:: Written instruction ::
Word for word, transcribe the lines below and drop the pictures.

:: Information supplied ::
- - - - -

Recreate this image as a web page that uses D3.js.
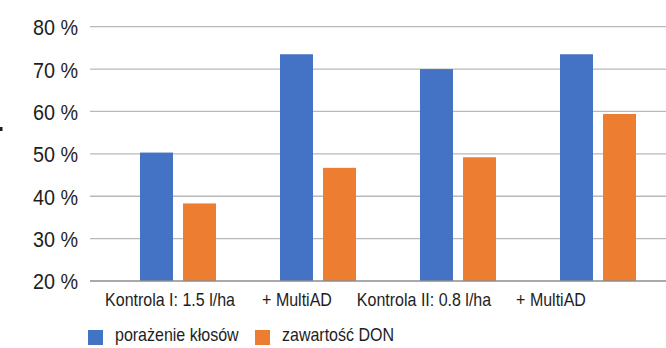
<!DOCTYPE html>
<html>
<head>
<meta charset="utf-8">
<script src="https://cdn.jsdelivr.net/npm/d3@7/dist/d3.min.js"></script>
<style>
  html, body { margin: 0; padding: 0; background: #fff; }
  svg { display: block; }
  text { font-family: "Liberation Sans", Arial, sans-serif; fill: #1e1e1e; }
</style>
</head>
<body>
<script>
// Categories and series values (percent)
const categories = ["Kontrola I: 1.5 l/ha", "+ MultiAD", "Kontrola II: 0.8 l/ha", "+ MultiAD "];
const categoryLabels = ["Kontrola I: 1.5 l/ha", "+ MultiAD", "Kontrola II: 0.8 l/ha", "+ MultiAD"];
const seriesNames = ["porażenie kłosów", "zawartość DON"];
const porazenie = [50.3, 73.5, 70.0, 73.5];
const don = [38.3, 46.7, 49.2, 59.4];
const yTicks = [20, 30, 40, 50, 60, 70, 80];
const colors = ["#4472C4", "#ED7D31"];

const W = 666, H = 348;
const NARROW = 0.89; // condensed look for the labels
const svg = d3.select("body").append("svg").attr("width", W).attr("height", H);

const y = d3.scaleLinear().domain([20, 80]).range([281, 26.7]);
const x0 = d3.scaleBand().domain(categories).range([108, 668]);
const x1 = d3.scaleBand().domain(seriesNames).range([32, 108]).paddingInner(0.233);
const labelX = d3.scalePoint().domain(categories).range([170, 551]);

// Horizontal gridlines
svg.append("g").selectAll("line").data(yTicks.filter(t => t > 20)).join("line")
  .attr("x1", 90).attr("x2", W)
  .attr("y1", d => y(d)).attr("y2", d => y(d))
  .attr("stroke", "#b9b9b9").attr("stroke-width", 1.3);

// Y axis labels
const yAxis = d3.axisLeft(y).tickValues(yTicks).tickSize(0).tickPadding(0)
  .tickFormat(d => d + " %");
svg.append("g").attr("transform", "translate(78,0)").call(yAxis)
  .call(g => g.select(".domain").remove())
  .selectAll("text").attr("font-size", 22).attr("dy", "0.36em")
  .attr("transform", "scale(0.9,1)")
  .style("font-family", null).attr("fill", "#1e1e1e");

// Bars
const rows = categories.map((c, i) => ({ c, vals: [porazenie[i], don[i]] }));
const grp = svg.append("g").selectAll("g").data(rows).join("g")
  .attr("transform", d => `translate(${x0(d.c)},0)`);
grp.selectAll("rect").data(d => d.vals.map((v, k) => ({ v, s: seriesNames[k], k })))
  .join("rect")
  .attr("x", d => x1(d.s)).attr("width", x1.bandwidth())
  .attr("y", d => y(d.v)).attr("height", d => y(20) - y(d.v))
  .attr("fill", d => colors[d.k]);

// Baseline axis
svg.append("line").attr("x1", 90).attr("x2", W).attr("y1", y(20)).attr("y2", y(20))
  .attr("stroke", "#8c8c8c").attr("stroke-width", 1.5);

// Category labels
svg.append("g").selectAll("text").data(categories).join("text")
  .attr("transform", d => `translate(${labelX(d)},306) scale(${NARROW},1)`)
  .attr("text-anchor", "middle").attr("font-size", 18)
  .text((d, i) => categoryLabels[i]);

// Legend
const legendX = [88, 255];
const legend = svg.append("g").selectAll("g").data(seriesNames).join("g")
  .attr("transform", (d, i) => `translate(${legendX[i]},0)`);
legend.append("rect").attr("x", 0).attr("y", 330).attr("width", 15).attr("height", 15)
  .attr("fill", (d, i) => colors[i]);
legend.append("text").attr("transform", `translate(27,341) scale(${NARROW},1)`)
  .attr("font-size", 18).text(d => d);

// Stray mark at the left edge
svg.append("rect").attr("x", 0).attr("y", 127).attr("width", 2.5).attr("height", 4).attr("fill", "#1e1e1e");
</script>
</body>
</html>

- - - - -

:: Result for this task ::
Recreate this image as a web page that uses D3.js.
<!DOCTYPE html>
<html>
<head>
<meta charset="utf-8">
<script src="https://cdn.jsdelivr.net/npm/d3@7/dist/d3.min.js"></script>
<style>
  html, body { margin: 0; padding: 0; background: #fff; }
  svg { display: block; }
  text { font-family: "Liberation Sans", Arial, sans-serif; fill: #1e1e1e; }
</style>
</head>
<body>
<script>
// Categories and series values (percent)
const categories = ["Kontrola I: 1.5 l/ha", "+ MultiAD", "Kontrola II: 0.8 l/ha", "+ MultiAD "];
const categoryLabels = ["Kontrola I: 1.5 l/ha", "+ MultiAD", "Kontrola II: 0.8 l/ha", "+ MultiAD"];
const seriesNames = ["porażenie kłosów", "zawartość DON"];
const porazenie = [50.3, 73.5, 70.0, 73.5];
const don = [38.3, 46.7, 49.2, 59.4];
const yTicks = [20, 30, 40, 50, 60, 70, 80];
const colors = ["#4472C4", "#ED7D31"];

const W = 666, H = 348;
const NARROW = 0.89; // condensed look for the labels
const svg = d3.select("body").append("svg").attr("width", W).attr("height", H);

const y = d3.scaleLinear().domain([20, 80]).range([281, 26.7]);
const x0 = d3.scaleBand().domain(categories).range([108, 668]);
const x1 = d3.scaleBand().domain(seriesNames).range([32, 108]).paddingInner(0.233);
const labelX = d3.scalePoint().domain(categories).range([170, 551]);

// Horizontal gridlines
svg.append("g").selectAll("line").data(yTicks.filter(t => t > 20)).join("line")
  .attr("x1", 90).attr("x2", W)
  .attr("y1", d => y(d)).attr("y2", d => y(d))
  .attr("stroke", "#b9b9b9").attr("stroke-width", 1.3);

// Y axis labels
const yAxis = d3.axisLeft(y).tickValues(yTicks).tickSize(0).tickPadding(0)
  .tickFormat(d => d + " %");
svg.append("g").attr("transform", "translate(78,0)").call(yAxis)
  .call(g => g.select(".domain").remove())
  .selectAll("text").attr("font-size", 22).attr("dy", "0.36em")
  .attr("transform", "scale(0.9,1)")
  .style("font-family", null).attr("fill", "#1e1e1e");

// Bars
const rows = categories.map((c, i) => ({ c, vals: [porazenie[i], don[i]] }));
const grp = svg.append("g").selectAll("g").data(rows).join("g")
  .attr("transform", d => `translate(${x0(d.c)},0)`);
grp.selectAll("rect").data(d => d.vals.map((v, k) => ({ v, s: seriesNames[k], k })))
  .join("rect")
  .attr("x", d => x1(d.s)).attr("width", x1.bandwidth())
  .attr("y", d => y(d.v)).attr("height", d => y(20) - y(d.v))
  .attr("fill", d => colors[d.k]);

// Baseline axis
svg.append("line").attr("x1", 90).attr("x2", W).attr("y1", y(20)).attr("y2", y(20))
  .attr("stroke", "#8c8c8c").attr("stroke-width", 1.5);

// Category labels
svg.append("g").selectAll("text").data(categories).join("text")
  .attr("transform", d => `translate(${labelX(d)},306) scale(${NARROW},1)`)
  .attr("text-anchor", "middle").attr("font-size", 18)
  .text((d, i) => categoryLabels[i]);

// Legend
const legendX = [88, 255];
const legend = svg.append("g").selectAll("g").data(seriesNames).join("g")
  .attr("transform", (d, i) => `translate(${legendX[i]},0)`);
legend.append("rect").attr("x", 0).attr("y", 330).attr("width", 15).attr("height", 15)
  .attr("fill", (d, i) => colors[i]);
legend.append("text").attr("transform", `translate(27,341) scale(${NARROW},1)`)
  .attr("font-size", 18).text(d => d);

// Stray mark at the left edge
svg.append("rect").attr("x", 0).attr("y", 127).attr("width", 2.5).attr("height", 4).attr("fill", "#1e1e1e");
</script>
</body>
</html>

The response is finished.